Search code examples
pandaspercentilequartile

Which method does pandas use for percentile?


I was trying to understand lower/upper percentiles calculation in pandas and got a bit confused. Here is the sample code and output for it.

test = pd.Series([7, 15, 36, 39, 40, 41])
test.describe()

output:

enter image description here

I am interested in only 25%, 75% percentiles. I wonder which method does pandas use to calculate them?

Referring to https://en.wikipedia.org/wiki/Quartile the article, results are different as following:

enter image description here

So what statistical/mathematical method does pandas uses to calculate percentile?


Solution

  • As I mentioned in the comments, I finally figured out how it works by trying from pandas.core.algorithms import quantile using quantile function as @Abdou suggested.
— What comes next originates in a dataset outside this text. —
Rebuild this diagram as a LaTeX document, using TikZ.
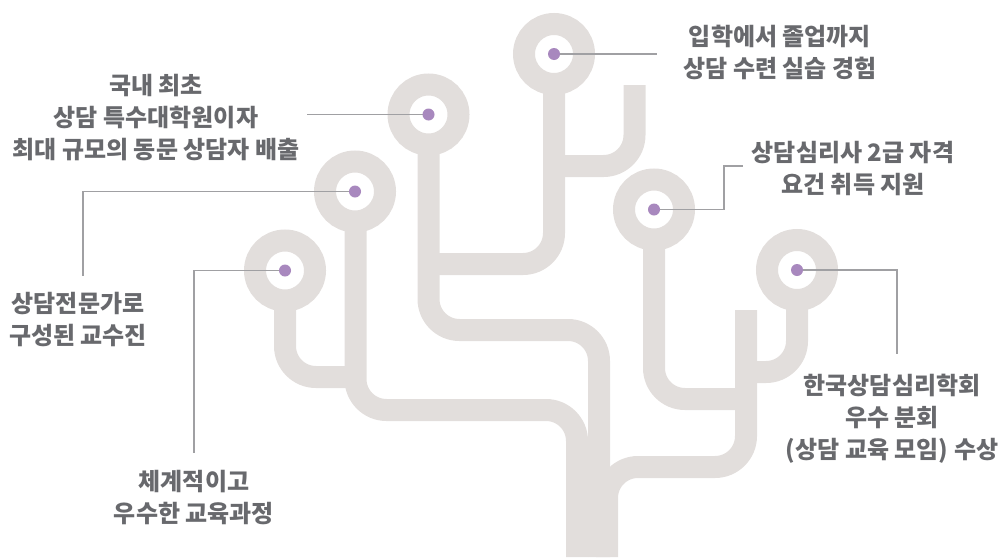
\documentclass[tikz,border=0pt]{standalone}
\usepackage{fontspec}
\setmainfont{Noto Sans CJK KR}
\usetikzlibrary{positioning}
\definecolor{treegray}{RGB}{226,222,220}
\definecolor{leadgray}{RGB}{160,160,163}
\definecolor{dotpurple}{RGB}{168,136,190}
\definecolor{textgray}{RGB}{104,105,109}

\begin{document}
\begin{tikzpicture}[x=1pt, y=-1pt, font=\fontsize{24}{32}\selectfont\bfseries,
  branch/.style={draw=treegray, line width=22pt, rounded corners=31pt},
  ring/.style={circle, draw=treegray, line width=22pt, fill=white, minimum size=60pt, inner sep=0pt, outer sep=0pt},
  dot/.style={circle, fill=dotpurple, minimum size=12pt, inner sep=0pt},
  leader/.style={draw=leadgray, line width=1.2pt},
  note/.style={align=center, text=textgray, inner sep=0pt}
]
\useasboundingbox (0,0) rectangle (1008,557);

\draw[branch] (285,270) -- (285,377) -- (356,377);
\draw[branch] (355.5,191) -- (355.5,410) -- (577,410) -- (577,557);
\draw[branch] (428.5,114) -- (428.5,330) -- (599,330) -- (599,557);
\draw[branch] (554,54) -- (554,264) -- (428.5,264);
\draw[branch] (634.5,85) -- (634.5,166) -- (554,166);
\draw[branch] (654,209) -- (654,399) -- (746,399);
\draw[branch] (797,270) -- (797,372) -- (746,372);
\draw[branch] (746,310) -- (746,467) -- (607,467) -- (607,557);

\node[ring] (ctop) at (554,54) {};
\node[ring] (c2) at (428.5,114.5) {};
\node[ring] (c3) at (355,191.5) {};
\node[ring] (c4) at (285,270.5) {};
\node[ring] (ca) at (654,209.5) {};
\node[ring] (cb) at (797,270) {};

\coordinate (etop) at (657,54);
\coordinate (e2) at (307,114.5);
\coordinate (e3) at (83,276);
\coordinate (e4) at (194,453);
\coordinate (ea) at (743,166);
\coordinate (eb) at (897,354);

\draw[leader] (ctop.center) -- (etop);
\draw[leader] (c2.center) -- (e2);
\draw[leader] (c3.center) -| (e3);
\draw[leader] (c4.center) -| (e4);
\draw[leader] (ca.center) -- ++(70,0) |- (ea);
\draw[leader] (cb.center) -| (eb);

\foreach \c in {ctop, c2, c3, c4, ca, cb}
  \node[dot] at (\c) {};

\node[note] (ttop) at (780,52) {입학에서 졸업까지\\상담 수련 실습 경험};
\node[note] (t2) at (156,118) {국내 최초\\상담 특수대학원이자\\최대 규모의 동문 상담자 배출};
\node[note, below=16pt of e3, xshift=-5pt] (t3) {상담전문가로\\구성된 교수진};
\node[note, below=17pt of e4] (t4) {체계적이고\\우수한 교육과정};
\node[note] (ta) at (853,168) {상담심리사 2급 자격\\요건 취득 지원};
\node[note, below=20pt of eb, xshift=-5pt] (tb) {한국상담심리학회\\우수 분회\\(상담 교육 모임) 수상};

\end{tikzpicture}
\end{document}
    I am not that good to explain it only by typing, therefore I will do it only on the given example for 25% and 75% for this example only. Here is the brief (maybe poor) explanation:

    For the example list [7, 15, 36, 39, 40, 41] quantiles are following way:

    7 -> 0%

    15 -> 20%

    36 -> 40%

    39 -> 60%

    40 -> 80%

    41 -> 100%

    Since we want to find 25% percentile, it will be between 15 and 36, moreover, it is 20% + 5% = 15 + (36-15)/4 = 15 + 5.25 = 20.25.

    (36-15)/4 is used, because the distance between 15 and 36 is 40% - 20% = 20%, so we divide it by 4 to get 5%.

    The same way we can find 75%.

    60% + 15% = 39 + 3*(40-39)/4 = 39.75

    That's it. I am really sorry for poor explanation

    NOTE: Thank you @shin for the correction mentioned in the comment.